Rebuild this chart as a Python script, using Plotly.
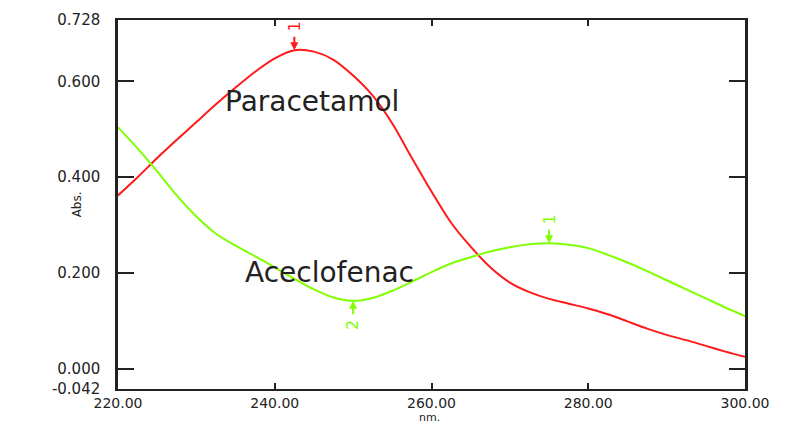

==

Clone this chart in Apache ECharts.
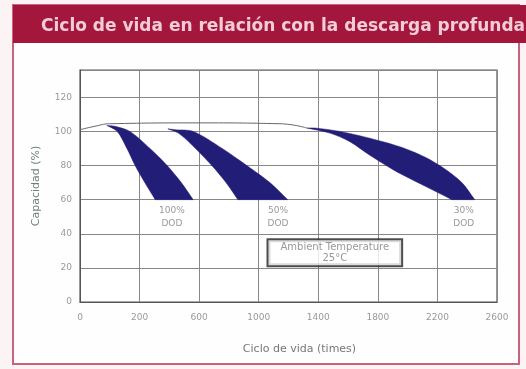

...

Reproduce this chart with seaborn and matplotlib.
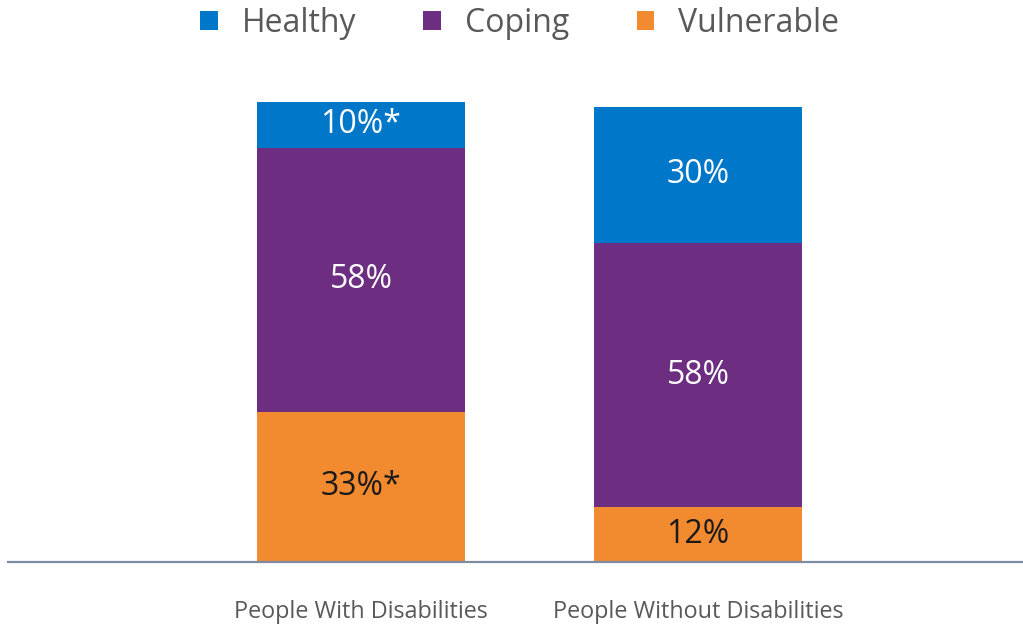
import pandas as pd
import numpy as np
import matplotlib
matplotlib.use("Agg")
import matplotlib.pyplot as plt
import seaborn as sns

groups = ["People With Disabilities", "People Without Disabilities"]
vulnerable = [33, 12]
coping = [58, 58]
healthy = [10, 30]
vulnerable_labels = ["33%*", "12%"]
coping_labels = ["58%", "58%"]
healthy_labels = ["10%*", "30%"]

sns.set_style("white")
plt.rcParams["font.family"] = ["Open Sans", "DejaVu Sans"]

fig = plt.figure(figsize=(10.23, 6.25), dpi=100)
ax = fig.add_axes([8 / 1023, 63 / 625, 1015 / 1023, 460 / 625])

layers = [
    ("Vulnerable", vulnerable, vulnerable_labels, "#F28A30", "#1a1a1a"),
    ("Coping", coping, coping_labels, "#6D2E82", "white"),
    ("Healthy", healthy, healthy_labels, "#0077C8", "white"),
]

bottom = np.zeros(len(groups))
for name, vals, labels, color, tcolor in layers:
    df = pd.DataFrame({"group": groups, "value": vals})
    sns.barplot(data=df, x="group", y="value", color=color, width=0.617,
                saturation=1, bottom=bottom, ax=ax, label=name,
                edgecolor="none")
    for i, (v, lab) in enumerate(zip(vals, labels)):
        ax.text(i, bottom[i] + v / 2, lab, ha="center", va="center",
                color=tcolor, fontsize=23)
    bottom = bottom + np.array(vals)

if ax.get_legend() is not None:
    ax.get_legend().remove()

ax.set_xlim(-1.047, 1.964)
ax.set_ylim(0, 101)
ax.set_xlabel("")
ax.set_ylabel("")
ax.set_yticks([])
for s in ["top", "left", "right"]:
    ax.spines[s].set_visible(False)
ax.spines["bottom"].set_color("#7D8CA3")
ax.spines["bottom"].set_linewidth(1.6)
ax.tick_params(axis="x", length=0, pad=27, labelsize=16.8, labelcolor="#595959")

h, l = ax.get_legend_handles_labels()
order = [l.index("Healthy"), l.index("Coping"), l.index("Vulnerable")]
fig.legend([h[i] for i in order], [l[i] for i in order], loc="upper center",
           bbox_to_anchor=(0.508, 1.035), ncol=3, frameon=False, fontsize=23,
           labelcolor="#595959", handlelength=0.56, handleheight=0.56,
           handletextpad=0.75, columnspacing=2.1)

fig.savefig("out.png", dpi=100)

What the task requires
Leave the pictures out, then copy word for word only the lines from the one containing "Reproduce this chart" through the one containing "import seaborn as sns", both included.

Final result
Reproduce this chart with seaborn and matplotlib.
import pandas as pd
import numpy as np
import matplotlib
matplotlib.use("Agg")
import matplotlib.pyplot as plt
import seaborn as sns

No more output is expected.